An insured’s solicitors do not owe a duty of care to their client’s insurer

Guild Insurance Limited t/as Acerta v DH BI Pty Ltd [2022] NSWSC 524

In Guild Insurance Limited t/as Acerta v DH BI Pty Ltd [2022] NSWSC 524, Ball J found in favour of the plaintiff and struck out the proportionate liability defence raised by the defendant. In granting the strike out, his Honour held that the defendant’s proportionate liability defence, which pleaded that its own lawyers owed a duty of care to both it and to its insurer, was bound to fail as a lawyers’ duty of care does not extend to its client’s insurer.


On 1 September 2018, the defendant’s historical property known as “Briar’s Inn”, was damaged by a fire caused by the tenants.  The defendant’s insurer, Guild Insurance Limited, indemnified the defendant for loss and damage suffered by the fire.

On 19 November 2020, the insurer commenced subrogated proceedings against the tenants only to discover that, unbeknown to it, the defendant had entered into a deed with the tenants in mid-2020 which released the tenants from any liability arising from the fire (in return for the tenants surrendering the lease) (Deed).  Law firm, Dentons, acted for the defendant in relation to the Deed.

The insurer then commenced proceedings against the defendant claiming damages flowing from the opportunity it lost as a result of being unable to recover damages, interest and costs from the tenants and also sought its costs associated with the aborted subrogated proceeding.
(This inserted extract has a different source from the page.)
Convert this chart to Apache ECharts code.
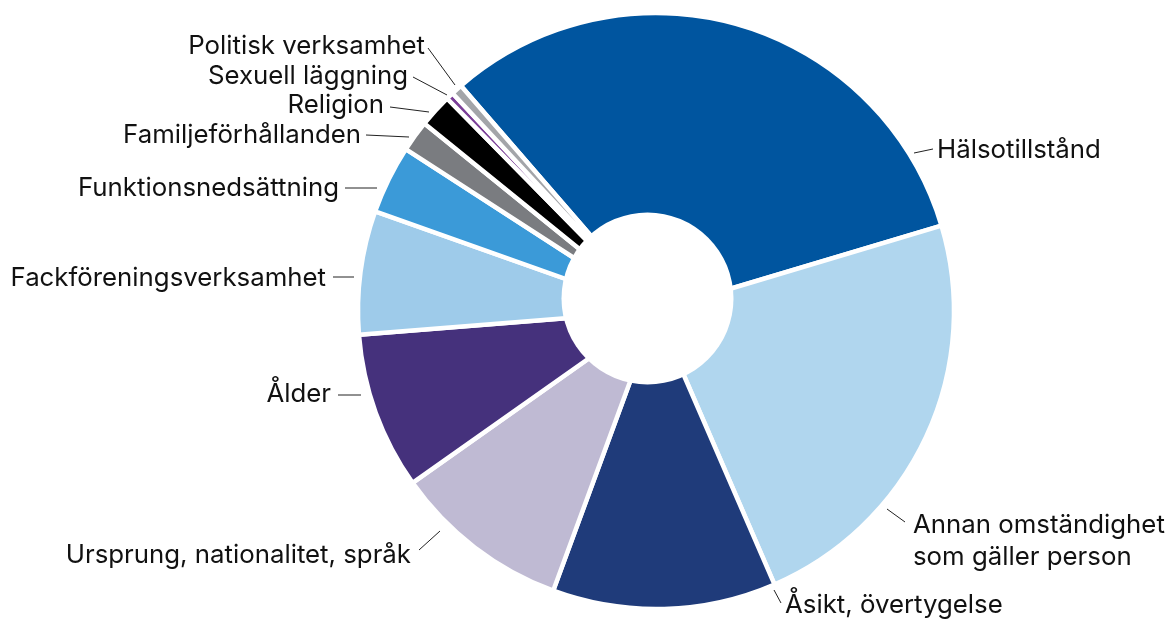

The insurer’s claim and the insured’s defence

The insurer’s claim was put four ways:

  • firstly, it was alleged that by settling with the tenants, the defendant breached obligations it owed under the policy;
  • secondly, it was alleged that the defendant breached the terms of a deed by which the defendant’s insurance claim was settled;
  • thirdly, it was claimed that the defendant owed the insurer a duty of care (which it breached by releasing the tenants); and
  • lastly, the insurer claimed restitution for an amount equal to the amount it paid to the defendant.

In its defence, the defendant raised the defence of proportionate liability, namely that its solicitors owed both its insurer and it, a duty of care in the preparation of the Deed.  In its cross-claim against its solicitors, the defendant claimed that its lawyers should have preserved the insurer’s right of recovery when preparing the Deed.

How far does a solicitors' duty extend?

The general rule is that a solicitor only owes a duty of care to his or her client[1] and the Court rejected the defendant’s novel argument that a solicitors’ duty of care could extend to a client’s insurer because the interests of the client and client’s insurer were not coincident.

His Honour cited the High Court majority in Badenach v Calvert (2016) 257 CLR 440:

“In Hill v Van Erp, Brennan CJ explained [(1997) 188 CLR 159 at 167] that a solicitor’s duty is generally considered to be owed solely to the client because the duty is to exercise professional knowledge and skill in the protection and advancement of the client’s interests in the transaction in which the solicitor is retained. That duty cannot be compromised by a duty to a person whose interests are not coincident with those of the client…”

His Honour did not agree with the defendant that the existence of the duty needed to be determined at the final hearing and instead struck out the defendant’s proportionate liability defence.

In the Court’s view, the insurer’s interests lay in preserving its rights of subrogation whereas the defendant’s interests lay in reaching an agreement with the tenants to surrender the lease.  The two interests were not, therefore, coincident and solicitors’ duty of care does not extend to their client’s insurers.

The proceeding otherwise continues and is listed for a directions hearing this month.

[1] White v Jones [1995] 2 AC 207 at 256 per Lord Goff.